What is asked: Your task is to retype, word for word, the lines from the start of the data through the line holding "A_sig = 322". Do not include the pictures.
(begin)
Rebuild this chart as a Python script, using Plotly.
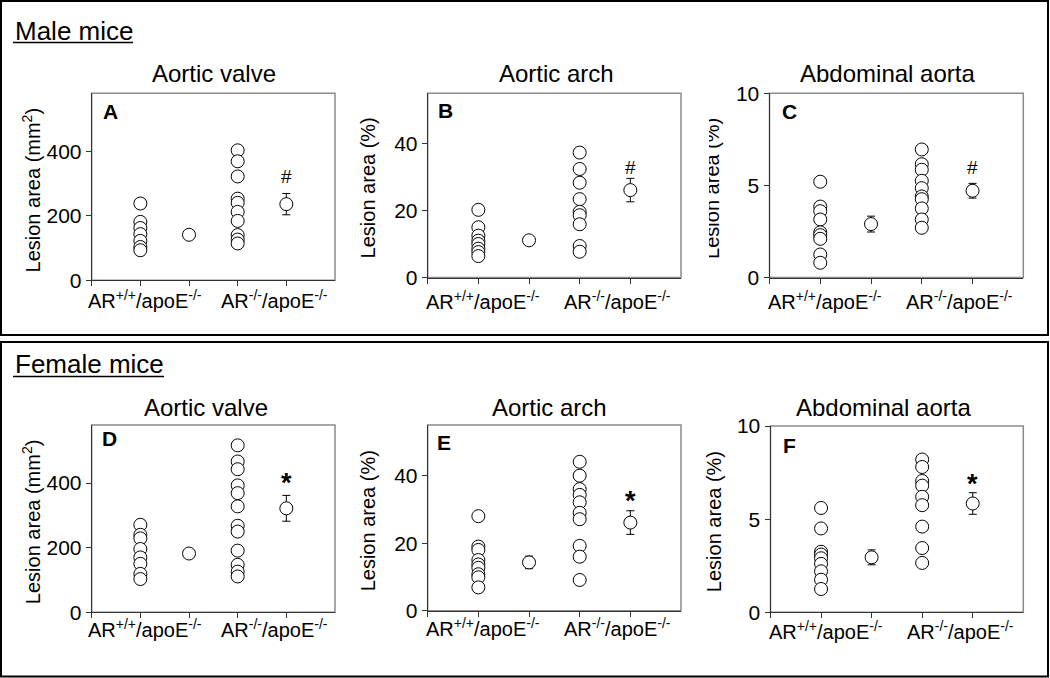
import plotly.graph_objects as go

W, H = 1050, 678

# ---------------- data ----------------
groups = ["AR<sup>+/+</sup>/apoE<sup>-/-</sup>", "AR<sup>-/-</sup>/apoE<sup>-/-</sup>"]
panel_letters = ["A", "B", "C", "D", "E", "F"]
panel_titles = ["Aortic valve", "Aortic arch", "Abdominal aorta",
                "Aortic valve", "Aortic arch", "Abdominal aorta"]
y_titles = ["Lesion area (mm<sup>2</sup>)", "Lesion area (%)", "Lesion area (%)",
            "Lesion area (mm<sup>2</sup>)", "Lesion area (%)", "Lesion area (%)"]
sig_marks = ["#", "#", "#", "*", "*", "*"]

# Male: aortic valve (mm2)
A_wt = [238, 181, 162, 143, 122, 103, 93]
A_wt_mean, A_wt_sem = 141, 10
A_ko = [403, 369, 322, 253, 240, 212, 184, 140, 126, 114]
A_ko_mean, A_ko_sem = 236, 33
A_sig = 322

# Male: aortic arch (%)
B_wt = [20.2, 15.0, 12.5, 11.0, 10.0, 8.6, 7.6, 6.4]
B_wt_mean, B_wt_sem = 11.1, 1.0
B_ko = [37.3, 32.4, 28.3, 23.4, 19.6, 18.6, 15.9, 9.4, 7.7]
B_ko_mean, B_ko_sem = 26.1, 3.5
B_sig = 32.8

# Male: abdominal aorta (%)
C_wt = [5.2, 3.85, 3.6, 3.15, 2.45, 2.3, 2.1, 1.25, 0.8]
C_wt_mean, C_wt_sem = 2.9, 0.43
C_ko = [6.95, 6.15, 5.85, 5.25, 4.85, 4.4, 4.25, 3.75, 3.15, 2.7]
C_ko_mean, C_ko_sem = 4.71, 0.4
C_sig = 5.98

# Female: aortic valve (mm2)
D_wt = [271, 240, 229, 196, 170, 150, 119, 103]
D_wt_mean, D_wt_sem = 182, 12
D_ko = [517, 467, 443, 393, 369, 328, 268, 250, 191, 147, 126, 111]
D_ko_mean, D_ko_sem = 322, 40
D_sig = 422

# Female: aortic arch (%)
E_wt = [28, 19, 18, 15, 13.7, 12.7, 10.8, 9.9, 6.9]
E_wt_mean, E_wt_sem = 14.3, 1.85
E_ko = [44.1, 40, 36, 34.3, 32.1, 29, 27.1, 19.2, 16, 9.1]
E_ko_mean, E_ko_sem = 26.1, 3.5
E_sig = 34.6

# Female: abdominal aorta (%)
F_wt = [5.6, 4.5, 3.25, 3.1, 2.9, 2.6, 2.2, 1.75, 1.25]
F_wt_mean, F_wt_sem = 2.95, 0.4
F_ko = [8.2, 7.8, 7.05, 6.8, 6.2, 5.75, 4.6, 3.45, 2.65]
F_ko_mean, F_ko_sem = 5.84, 0.58
F_sig = 7.28

y_ranges = [[0, 580], [0, 55], [0, 10], [0, 580], [0, 55], [0, 10]]
y_ticks = [[0, 200, 400], [0, 20, 40], [0, 5, 10], [0, 200, 400], [0, 20, 40], [0, 5, 10]]

panels = [
    (A_wt, A_wt_mean, A_wt_sem, A_ko, A_ko_mean, A_ko_sem, A_sig),
    (B_wt, B_wt_mean, B_wt_sem, B_ko, B_ko_mean, B_ko_sem, B_sig),
    (C_wt, C_wt_mean, C_wt_sem, C_ko, C_ko_mean, C_ko_sem, C_sig),
    (D_wt, D_wt_mean, D_wt_sem, D_ko, D_ko_mean, D_ko_sem, D_sig),
    (E_wt, E_wt_mean, E_wt_sem, E_ko, E_ko_mean, E_ko_sem, E_sig),
    (F_wt, F_wt_mean, F_wt_sem, F_ko, F_ko_mean, F_ko_sem, F_sig),
]

# ---------------- layout geometry (pixels) ----------------
def px(x):
    return x / W

def py(y):
    return 1 - y / H

boxes = [  # left, right, top, bottom
    (91.7, 335.0, 93.3, 280.2),
    (427.7, 681.0, 93.3, 277.5),
    (769.5, 1023.3, 93.3, 277.5),
    (91.7, 335.0, 425.0, 612.3),
    (427.7, 681.0, 425.0, 610.7),
    (770.5, 1023.3, 426.0, 612.3),
]
title_pos = [(214, 73.5), (556, 73.5), (887, 73.5), (206, 407), (549, 407), (883, 407)]
letter_pos = [(110, 111.7), (445, 110.5), (789, 111.7), (109, 438), (444, 442.5), (789, 445)]
ytitle_pos = [31.7, 368, 712.5, 31.5, 367.5, 714]
catlabel_y = [299, 300, 300, 628, 627, 630]

FONT = "Liberation Sans, Arial, sans-serif"
fig = go.Figure()
annotations = []
shapes = []

for i, (wt, wtm, wts, ko, kom, kos, sig) in enumerate(panels):
    n = "" if i == 0 else str(i + 1)
    xa, ya = "x" + n, "y" + n
    l, r, t, b = boxes[i]
    # individual points
    fig.add_trace(go.Scatter(
        x=[1] * len(wt) + [3] * len(ko), y=wt + ko, xaxis=xa, yaxis=ya,
        mode="markers", showlegend=False, hoverinfo="y",
        marker=dict(symbol="circle", size=13, color="white",
                    line=dict(color="black", width=1))))
    # means with SEM
    fig.add_trace(go.Scatter(
        x=[2, 4], y=[wtm, kom], xaxis=xa, yaxis=ya, mode="markers",
        showlegend=False, hoverinfo="y",
        error_y=dict(type="data", array=[wts, kos], visible=True,
                     color="black", thickness=1, width=4),
        marker=dict(symbol="circle", size=13, color="white",
                    line=dict(color="black", width=1))))
    fig.layout["xaxis" + n] = dict(
        domain=[px(l), px(r)], range=[0, 5], anchor=ya, automargin=False,
        tickvals=[0, 1, 2, 3, 4], showticklabels=False, ticks="outside",
        ticklen=5, tickcolor="#333333", showline=True, linecolor="#333333",
        linewidth=1, showgrid=False, zeroline=False, fixedrange=True)
    fig.layout["yaxis" + n] = dict(
        domain=[py(b), py(t)], range=y_ranges[i], anchor=xa, automargin=False,
        tickvals=y_ticks[i], ticks="outside", ticklen=5, tickcolor="#333333",
        showline=True, linecolor="#333333", linewidth=1, showgrid=False,
        zeroline=False, fixedrange=True,
        tickfont=dict(family=FONT, size=21, color="black"))
    # gray frame
    shapes.append(dict(type="rect", xref=xa + " domain", yref=ya + " domain",
                       x0=0, x1=1, y0=0, y1=1, layer="below",
                       line=dict(color="#8c8c8c", width=1.5)))
    # category labels
    for gx, gtxt in zip([1.1, 3.75], groups):
        annotations.append(dict(x=gx, y=py(catlabel_y[i]), xref=xa, yref="paper",
                                text=gtxt, showarrow=False, xanchor="center",
                                yanchor="middle",
                                font=dict(family=FONT, size=20, color="black")))
    # significance mark
    if sig_marks[i] == "#":
        annotations.append(dict(x=4, y=sig, xref=xa, yref=ya, text="#",
                                showarrow=False, yanchor="middle",
                                font=dict(family=FONT, size=19, color="black")))
    else:
        annotations.append(dict(x=4, y=sig, xref=xa, yref=ya, text="<b>*</b>",
                                showarrow=False, yanchor="middle", yshift=-7,
                                font=dict(family=FONT, size=27, color="black")))
    # panel title
    tx, ty = title_pos[i]
    annotations.append(dict(x=px(tx), y=py(ty), xref="paper", yref="paper",
                            text=panel_titles[i], showarrow=False,
                            xanchor="center", yanchor="middle",
                            font=dict(family=FONT, size=24, color="black")))
    # panel letter
    lx, ly = letter_pos[i]
    annotations.append(dict(x=px(lx), y=py(ly), xref="paper", yref="paper",
                            text="<b>" + panel_letters[i] + "</b>", showarrow=False,
                            xanchor="center", yanchor="middle",
                            font=dict(family=FONT, size=21, color="black")))
    # y-axis title
    annotations.append(dict(x=px(ytitle_pos[i]), y=py((t + b) / 2 + 3), xref="paper",
                            yref="paper", text=y_titles[i], showarrow=False,
                            textangle=-90, xanchor="center", yanchor="middle",
                            font=dict(family=FONT, size=20, color="black")))

# mask that clips the left edge of panel C's y title, as in the reference
annotations.append(dict(x=px(703.5), y=py(185), xref="paper", yref="paper",
                        text=" ", showarrow=False, width=10, height=160,
                        bgcolor="white", borderpad=0, borderwidth=0,
                        xanchor="center", yanchor="middle"))

# section headings
annotations.append(dict(x=px(13), y=py(31), xref="paper", yref="paper",
                        text="Male mice", showarrow=False, xanchor="left",
                        yanchor="middle", font=dict(family=FONT, size=26, color="black")))
annotations.append(dict(x=px(13), y=py(364), xref="paper", yref="paper",
                        text="Female mice", showarrow=False, xanchor="left",
                        yanchor="middle", font=dict(family=FONT, size=26, color="black")))
shapes.append(dict(type="line", xref="paper", yref="paper", x0=px(13), x1=px(133),
                   y0=py(42.5), y1=py(42.5), line=dict(color="black", width=1.5)))
shapes.append(dict(type="line", xref="paper", yref="paper", x0=px(13), x1=px(164),
                   y0=py(376.5), y1=py(376.5), line=dict(color="black", width=1.5)))

# outer section boxes
shapes.append(dict(type="rect", xref="paper", yref="paper", x0=px(1), x1=px(1048),
                   y0=py(335), y1=py(1), line=dict(color="black", width=2)))
shapes.append(dict(type="rect", xref="paper", yref="paper", x0=px(1), x1=px(1048),
                   y0=py(676.5), y1=py(342), line=dict(color="black", width=2)))

fig.update_layout(width=W, height=H, margin=dict(l=0, r=0, t=0, b=0, pad=0,
                                                 autoexpand=False),
                  template="none",
                  paper_bgcolor="white", plot_bgcolor="white",
                  annotations=annotations, shapes=shapes,
                  font=dict(family=FONT, color="black"))

# pin the figure to the window's top-left corner (no page margin / scroll)
pin = ("document.documentElement.style.margin='0';"
       "document.body.style.margin='0';document.body.style.padding='0';"
       "document.body.style.overflow='hidden';"
       "var d=document.getElementById('{plot_id}');"
       "d.style.position='fixed';d.style.left='0px';d.style.top='0px';")

fig.write_html("out.html", config={"displayModeBar": False}, post_script=pin)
(end)
Solution for this task:
Rebuild this chart as a Python script, using Plotly.
import plotly.graph_objects as go

W, H = 1050, 678

# ---------------- data ----------------
groups = ["AR<sup>+/+</sup>/apoE<sup>-/-</sup>", "AR<sup>-/-</sup>/apoE<sup>-/-</sup>"]
panel_letters = ["A", "B", "C", "D", "E", "F"]
panel_titles = ["Aortic valve", "Aortic arch", "Abdominal aorta",
                "Aortic valve", "Aortic arch", "Abdominal aorta"]
y_titles = ["Lesion area (mm<sup>2</sup>)", "Lesion area (%)", "Lesion area (%)",
            "Lesion area (mm<sup>2</sup>)", "Lesion area (%)", "Lesion area (%)"]
sig_marks = ["#", "#", "#", "*", "*", "*"]

# Male: aortic valve (mm2)
A_wt = [238, 181, 162, 143, 122, 103, 93]
A_wt_mean, A_wt_sem = 141, 10
A_ko = [403, 369, 322, 253, 240, 212, 184, 140, 126, 114]
A_ko_mean, A_ko_sem = 236, 33
A_sig = 322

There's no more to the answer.